Things: A Story of the Sixties Irony

Things: A Story of the Sixties Irony

Quoting from authors that they have not read

It is a situational irony that while interviewing people, Jerome and Sylvie would quote C. Wright Mills, William Whyte and Herbert Hyman. They did so to impress the interviewees, yet they had not read more than three pages of the authors’ works.
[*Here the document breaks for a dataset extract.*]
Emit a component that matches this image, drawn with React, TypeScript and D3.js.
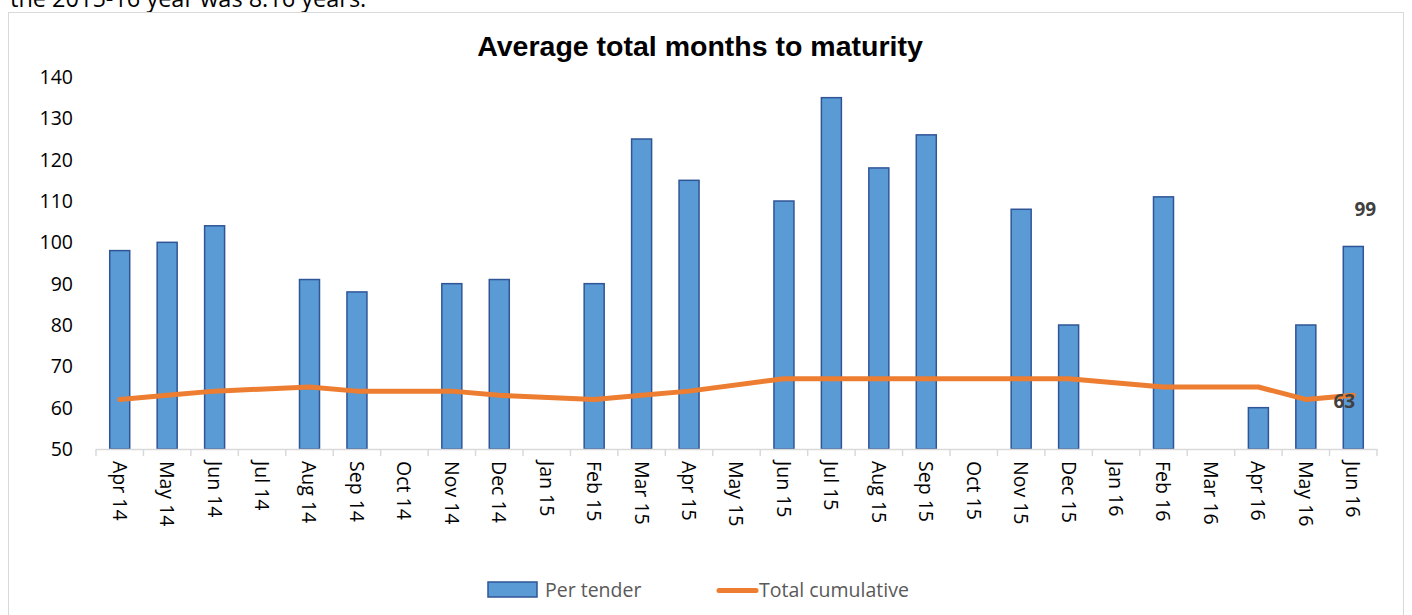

Big dreams with no actions to fulfill them

Jerome and Sylvie have big dreams to acquire wealth and live a glamorous lifestyle. They dream of being in the mansions of the people they are interviewing, they dream of owing their boats, eating their expensive food and wearing the most expensive articles of clothing. They did this even though they did not work to pursue their dreams.

Leap to expensive clothes

The narrator says that the Jerome and Sylvie spent their salary on expensive clothing. They used up all their salary on clothes. This is a situational irony because they did not consider their basic needs first before buying very expensive clothes that finished up their income.

Window-shopping for hours

Jerome and Sylvie would spend endless hours window-shopping. They would enter stores and antique shops to admire the expensive clothes or jewelry that they could not afford. This is ironical because they should have been working to achieve their dreams of fulfilling their expensive tastes rather than spending all their time looking through items in the shopping center.

Critism of the L'Express Newspaper

It is ironical that Jerome, Sylvie and their friends bashed the L’Express newspaper yet it was the only newspaper that they could afford and that catered to their information news. The newspaper advertised property that was in their price range but they wanted those newspapers and magazines that advertised property that they could not afford.